Material
══════
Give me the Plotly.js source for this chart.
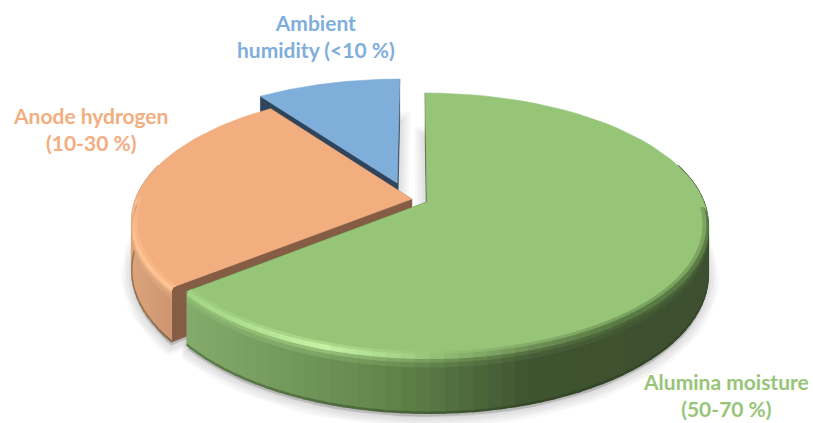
<!DOCTYPE html>
<html>
<head>
<meta charset="utf-8">
<script src="https://cdn.plot.ly/plotly-3.0.1.min.js"></script>
<style>html,body{margin:0;padding:0;background:#fff}#chart{width:813px;height:423px}</style>
</head>
<body>
<div id="chart"></div>
<script>
// Moisture and hydrogen sources, shares in percent
const sources = ['Alumina moisture', 'Anode hydrogen', 'Ambient humidity'];
const shares = [64.2, 25.9, 9.9];
const labelLines = ['Alumina moisture<br>(50-70 %)', 'Anode hydrogen<br>(10-30 %)', 'Ambient<br>humidity (<10 %)'];

// Slice look: exploded offset in disc units, surface colours and wall shading stops
const looks = [
  {du: 0.043, dv: 0, top: '#97C578', cut: '#3F5530',
   wall: [[187,'#84AB6B'],[300,'#71965A'],[400,'#5F8249'],[460,'#506C3D'],[530,'#3E5330'],[720,'#3D5030']],
   rim: [[187,'#A4D486'],[250,'#B0E091'],[320,'#C6F4A3'],[390,'#A9D88B'],[450,'#8DB970'],[530,'#6E9056'],[620,'#587A43'],[710,'#5B7E45']]},
  {du: -0.012, dv: -0.023, top: '#F2AE7F', cut: '#845D44',
   wall: [[130,'#DCA47B'],[175,'#CB9570']],
   rim: [[130,'#FFC292'],[175,'#FFC190']]},
  {du: -0.066, dv: -0.153, top: '#7FAEDB', cut: '#2F455C', wall: [[0,'#2F455C'],[813,'#2F455C']], rim: null}
];
const labelSpots = [[726, 395], [90, 129], [316, 36]];

// Perspective disc projected on the page
const ox = 415, oy = 202, A = 277, B = 127.3, k = 0.168, depth = 49;

function project(look, deg, r, z) {
  const t = deg * Math.PI / 180;
  const u = look.du + r * Math.sin(t), v = look.dv - r * Math.cos(t), w = 1 - k * v;
  return [ox + A * u / w, oy + B * v / w + z / w];
}
function hex(c) {
  if (c[0] === '#') return [1, 3, 5].map(i => parseInt(c.substr(i, 2), 16));
  return c.match(/\d+/g).map(Number);
}
function mix(c1, c2, f) {
  const a = hex(c1), b = hex(c2);
  return 'rgb(' + a.map((n, j) => Math.round(n + (b[j] - n) * f)).join(',') + ')';
}
function ramp(stops, x) {
  if (x <= stops[0][0]) return stops[0][1];
  for (let i = 1; i < stops.length; i++) {
    if (x <= stops[i][0]) return mix(stops[i-1][1], stops[i][1], (x - stops[i-1][0]) / (stops[i][0] - stops[i-1][0]));
  }
  return stops[stops.length-1][1];
}
function poly(pts, color, width) {
  const xs = pts.map(p => p[0]), ys = pts.map(p => p[1]);
  xs.push(xs[0]); ys.push(ys[0]);
  return {type: 'scatter', mode: 'lines', x: xs, y: ys, fill: 'toself', fillcolor: color,
          line: {color: color, width: width === undefined ? 0.6 : width}, hoverinfo: 'skip'};
}
function outline(look, a0, a1, z) {
  const pts = [project(look, 0, 0, z)];
  for (let a = a0; a <= a1 + 1e-6; a += (a1 - a0) / 60) pts.push(project(look, a, 1, z));
  return pts;
}

// Angular extent of every slice, clockwise from twelve o'clock
const total = shares.reduce((s, v) => s + v, 0);
let running = 0;
const spans = shares.map(v => { const a0 = running; running += v / total * 360; return [a0, running]; });

const traces = [];

// Soft ground shadow, widest stroke first
spans.forEach((sp, i) => {
  const pts = outline(looks[i], sp[0], sp[1], depth).map(p => [p[0], p[1] + 3]);
  pts.push(pts[0]);
  [22, 18, 14, 10, 6, 2].forEach(width => traces.push({
    type: 'scatter', mode: 'lines', x: pts.map(p => p[0]), y: pts.map(p => p[1]),
    fill: 'toself', fillcolor: 'rgba(0,0,0,0.03)',
    line: {color: 'rgba(0,0,0,0.022)', width: width}, hoverinfo: 'skip'
  }));
});

// Back slices first so nearer ones cover them
[2, 1, 0].forEach(i => {
  const look = looks[i], sp = spans[i];
  const step = 2.5;

  // Radial cut faces
  [sp[0], sp[1]].forEach(a => traces.push(poly([
    project(look, a, 0, 0), project(look, a, 1, 0), project(look, a, 1, depth), project(look, a, 0, depth)
  ], look.cut)));

  // Curved outer wall, only the part facing the viewer
  for (let a = sp[0]; a < sp[1] - 1e-6; a += step) {
    const b = Math.min(a + step, sp[1]);
    if (b < 75 || a > 285) continue;
    const c = ramp(look.wall, project(look, (a + b) / 2, 1, 0)[0]);
    traces.push(poly([project(look, a, 1, 0), project(look, b, 1, 0),
                      project(look, b, 1, depth - 1), project(look, a, 1, depth - 1)], c, 1.6));
    // Darker lower lip of the wall
    traces.push(poly([project(look, a, 1, depth - 1.5), project(look, b, 1, depth - 1.5),
                      project(look, b, 1, depth - 0.5), project(look, a, 1, depth - 0.5)], mix(c, '#26351C', 0.4), 1.4));
  }

  // Top surface
  traces.push(poly(outline(look, sp[0], sp[1], 0), look.top));

  // Bevel bands easing from the top surface down into the wall
  if (look.rim) {
    for (let a = sp[0]; a < sp[1] - 1e-6; a += step) {
      const b = Math.min(a + step, sp[1]);
      if (a < 92 || b > 272) continue;
      const x = project(look, (a + b) / 2, 1, 0)[0];
      const rim = ramp(look.rim, x), wall = ramp(look.wall, x);
      const band = (r0, z0, r1, z1, c) => traces.push(poly([
        project(look, a, r0, z0), project(look, b, r0, z0), project(look, b, r1, z1), project(look, a, r1, z1)], c, 1));
      band(1, 6, 1, 10, mix(rim, wall, 0.82));
      band(1, 3, 1, 6, mix(rim, wall, 0.55));
      band(0.992, 0, 1, 3, rim);
      band(0.982, 0, 0.992, 0, mix(look.top, rim, 0.45));
    }
  }
});

const annotations = sources.map((name, i) => ({
  x: labelSpots[i][0], y: labelSpots[i][1], xref: 'x', yref: 'y', showarrow: false,
  text: labelLines[i], align: 'center', yanchor: 'middle', xanchor: 'center',
  font: {family: 'Lato, Carlito, sans-serif', size: 21, weight: 700, color: looks[i].top}
}));

const layout = {
  width: 813, height: 423, margin: {l: 0, r: 0, t: 0, b: 0},
  paper_bgcolor: '#fff', plot_bgcolor: '#fff', showlegend: false,
  xaxis: {visible: false, range: [0, 813], fixedrange: true},
  yaxis: {visible: false, range: [423, 0], fixedrange: true},
  annotations
};
Plotly.newPlot('chart', traces, layout, {displayModeBar: false, staticPlot: true});
</script>
</body>
</html>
══════
Task goal
Are you able to set down all the lines above exactly, without any pictures?

Solution to this problem
Give me the Plotly.js source for this chart.
<!DOCTYPE html>
<html>
<head>
<meta charset="utf-8">
<script src="https://cdn.plot.ly/plotly-3.0.1.min.js"></script>
<style>html,body{margin:0;padding:0;background:#fff}#chart{width:813px;height:423px}</style>
</head>
<body>
<div id="chart"></div>
<script>
// Moisture and hydrogen sources, shares in percent
const sources = ['Alumina moisture', 'Anode hydrogen', 'Ambient humidity'];
const shares = [64.2, 25.9, 9.9];
const labelLines = ['Alumina moisture<br>(50-70 %)', 'Anode hydrogen<br>(10-30 %)', 'Ambient<br>humidity (<10 %)'];

// Slice look: exploded offset in disc units, surface colours and wall shading stops
const looks = [
  {du: 0.043, dv: 0, top: '#97C578', cut: '#3F5530',
   wall: [[187,'#84AB6B'],[300,'#71965A'],[400,'#5F8249'],[460,'#506C3D'],[530,'#3E5330'],[720,'#3D5030']],
   rim: [[187,'#A4D486'],[250,'#B0E091'],[320,'#C6F4A3'],[390,'#A9D88B'],[450,'#8DB970'],[530,'#6E9056'],[620,'#587A43'],[710,'#5B7E45']]},
  {du: -0.012, dv: -0.023, top: '#F2AE7F', cut: '#845D44',
   wall: [[130,'#DCA47B'],[175,'#CB9570']],
   rim: [[130,'#FFC292'],[175,'#FFC190']]},
  {du: -0.066, dv: -0.153, top: '#7FAEDB', cut: '#2F455C', wall: [[0,'#2F455C'],[813,'#2F455C']], rim: null}
];
const labelSpots = [[726, 395], [90, 129], [316, 36]];

// Perspective disc projected on the page
const ox = 415, oy = 202, A = 277, B = 127.3, k = 0.168, depth = 49;

function project(look, deg, r, z) {
  const t = deg * Math.PI / 180;
  const u = look.du + r * Math.sin(t), v = look.dv - r * Math.cos(t), w = 1 - k * v;
  return [ox + A * u / w, oy + B * v / w + z / w];
}
function hex(c) {
  if (c[0] === '#') return [1, 3, 5].map(i => parseInt(c.substr(i, 2), 16));
  return c.match(/\d+/g).map(Number);
}
function mix(c1, c2, f) {
  const a = hex(c1), b = hex(c2);
  return 'rgb(' + a.map((n, j) => Math.round(n + (b[j] - n) * f)).join(',') + ')';
}
function ramp(stops, x) {
  if (x <= stops[0][0]) return stops[0][1];
  for (let i = 1; i < stops.length; i++) {
    if (x <= stops[i][0]) return mix(stops[i-1][1], stops[i][1], (x - stops[i-1][0]) / (stops[i][0] - stops[i-1][0]));
  }
  return stops[stops.length-1][1];
}
function poly(pts, color, width) {
  const xs = pts.map(p => p[0]), ys = pts.map(p => p[1]);
  xs.push(xs[0]); ys.push(ys[0]);
  return {type: 'scatter', mode: 'lines', x: xs, y: ys, fill: 'toself', fillcolor: color,
          line: {color: color, width: width === undefined ? 0.6 : width}, hoverinfo: 'skip'};
}
function outline(look, a0, a1, z) {
  const pts = [project(look, 0, 0, z)];
  for (let a = a0; a <= a1 + 1e-6; a += (a1 - a0) / 60) pts.push(project(look, a, 1, z));
  return pts;
}

// Angular extent of every slice, clockwise from twelve o'clock
const total = shares.reduce((s, v) => s + v, 0);
let running = 0;
const spans = shares.map(v => { const a0 = running; running += v / total * 360; return [a0, running]; });

const traces = [];

// Soft ground shadow, widest stroke first
spans.forEach((sp, i) => {
  const pts = outline(looks[i], sp[0], sp[1], depth).map(p => [p[0], p[1] + 3]);
  pts.push(pts[0]);
  [22, 18, 14, 10, 6, 2].forEach(width => traces.push({
    type: 'scatter', mode: 'lines', x: pts.map(p => p[0]), y: pts.map(p => p[1]),
    fill: 'toself', fillcolor: 'rgba(0,0,0,0.03)',
    line: {color: 'rgba(0,0,0,0.022)', width: width}, hoverinfo: 'skip'
  }));
});

// Back slices first so nearer ones cover them
[2, 1, 0].forEach(i => {
  const look = looks[i], sp = spans[i];
  const step = 2.5;

  // Radial cut faces
  [sp[0], sp[1]].forEach(a => traces.push(poly([
    project(look, a, 0, 0), project(look, a, 1, 0), project(look, a, 1, depth), project(look, a, 0, depth)
  ], look.cut)));

  // Curved outer wall, only the part facing the viewer
  for (let a = sp[0]; a < sp[1] - 1e-6; a += step) {
    const b = Math.min(a + step, sp[1]);
    if (b < 75 || a > 285) continue;
    const c = ramp(look.wall, project(look, (a + b) / 2, 1, 0)[0]);
    traces.push(poly([project(look, a, 1, 0), project(look, b, 1, 0),
                      project(look, b, 1, depth - 1), project(look, a, 1, depth - 1)], c, 1.6));
    // Darker lower lip of the wall
    traces.push(poly([project(look, a, 1, depth - 1.5), project(look, b, 1, depth - 1.5),
                      project(look, b, 1, depth - 0.5), project(look, a, 1, depth - 0.5)], mix(c, '#26351C', 0.4), 1.4));
  }

  // Top surface
  traces.push(poly(outline(look, sp[0], sp[1], 0), look.top));

  // Bevel bands easing from the top surface down into the wall
  if (look.rim) {
    for (let a = sp[0]; a < sp[1] - 1e-6; a += step) {
      const b = Math.min(a + step, sp[1]);
      if (a < 92 || b > 272) continue;
      const x = project(look, (a + b) / 2, 1, 0)[0];
      const rim = ramp(look.rim, x), wall = ramp(look.wall, x);
      const band = (r0, z0, r1, z1, c) => traces.push(poly([
        project(look, a, r0, z0), project(look, b, r0, z0), project(look, b, r1, z1), project(look, a, r1, z1)], c, 1));
      band(1, 6, 1, 10, mix(rim, wall, 0.82));
      band(1, 3, 1, 6, mix(rim, wall, 0.55));
      band(0.992, 0, 1, 3, rim);
      band(0.982, 0, 0.992, 0, mix(look.top, rim, 0.45));
    }
  }
});

const annotations = sources.map((name, i) => ({
  x: labelSpots[i][0], y: labelSpots[i][1], xref: 'x', yref: 'y', showarrow: false,
  text: labelLines[i], align: 'center', yanchor: 'middle', xanchor: 'center',
  font: {family: 'Lato, Carlito, sans-serif', size: 21, weight: 700, color: looks[i].top}
}));

const layout = {
  width: 813, height: 423, margin: {l: 0, r: 0, t: 0, b: 0},
  paper_bgcolor: '#fff', plot_bgcolor: '#fff', showlegend: false,
  xaxis: {visible: false, range: [0, 813], fixedrange: true},
  yaxis: {visible: false, range: [423, 0], fixedrange: true},
  annotations
};
Plotly.newPlot('chart', traces, layout, {displayModeBar: false, staticPlot: true});
</script>
</body>
</html>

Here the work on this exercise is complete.